Systematic evaluation of the robustness of deconvolution methods for spatial transcriptomics data


Bulk RNA expression experiments have proven to be useful in many studies, but are inherently limited to measuring an average response across a population of cells.  The development of high-throughput single-cell RNA-sequencing (scRNA-seq) has opened up exciting possibilities for studying cellular heterogeneity. However, a disadvantage of current high-throughput scRNA-seq protocols is that tissue is first dissociated into individual cells and therefore loses the spatial tissue context. Currently, this problem is being attacked both experimentally and computationally. On the experimental side, tremendous progress is being made in the area of spatial transcriptomics, in which spatial information is conserved. However, these techniques often do not reach single-cell resolution yet and are also limited in terms of the number of genes measured. Therefore, computational approaches have been developed to combine the benefits of both worlds by integrating scRNA-seq and spatial transcriptomics data (Longo et al., 2021).

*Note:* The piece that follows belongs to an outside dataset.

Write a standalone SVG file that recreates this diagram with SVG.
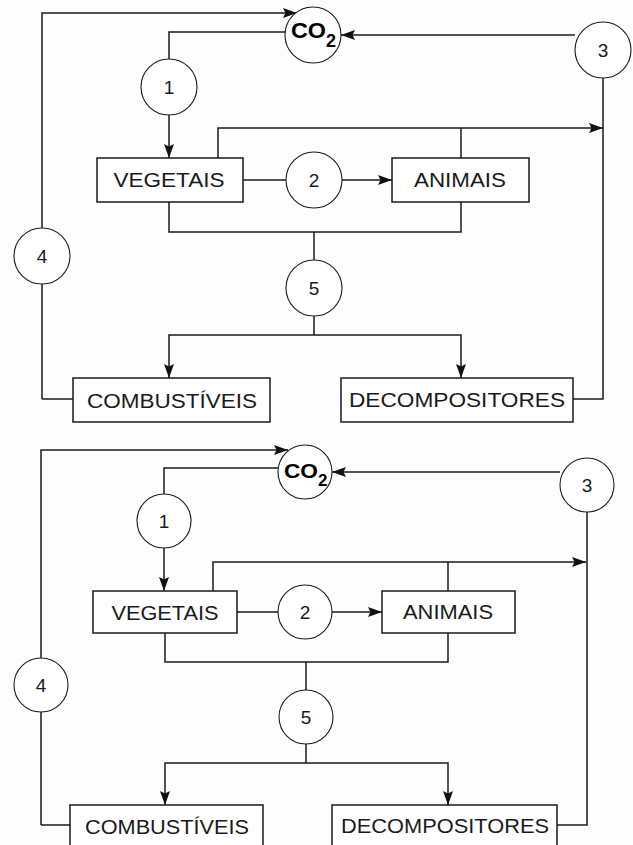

Spatial transcriptomics data contain the measured gene expression counts of spatial measurement locations, here referred to as spots. Each spot usually is a mixture of multiple cell types. Integration methods are designed to predict which cell types are present in each spot and their corresponding proportion using scRNA-seq data a reference dataset that contains the transcriptomic profiles of different cell types. It has been claimed that these integration approaches are sensitive to what is referred to as cell type mismatch, that is, the absence of cell types in the reference dataset. However, it is not well understood how sensitive to cell type mismatch the most often used integration approaches are and whether some approaches are less sensitive than others.

Research goal

In this project, I plan to develop a benchmark framework and to systematically evaluate the robustness to cell type mismatch of several state-of-the-art integration methods, including RCTD (Cable et al., 2021) and SPOTlight (Elosua-Bayes et al. 2021).


Step 1. Literature review on methods for the integration of scRNA-seq and spatial transcriptomics data,

Step 2. Establish a benchmark framework:

  1. Selection of integration methods to be compared;
  2. Selection and annotation of datasets to be integrated. Because of ongoing projects in the Bioinformatics Laboratory, these will include scRNA-seq and spatial data from mouse and/or human lymph nodes and from synovium in rheumatoid arthritis;
  3. Design of the benchmark approach: how to simulate cell type mismatch, what performance measures to use, use of simulated data.

Step 3. Perform benchmark, interpretation of results.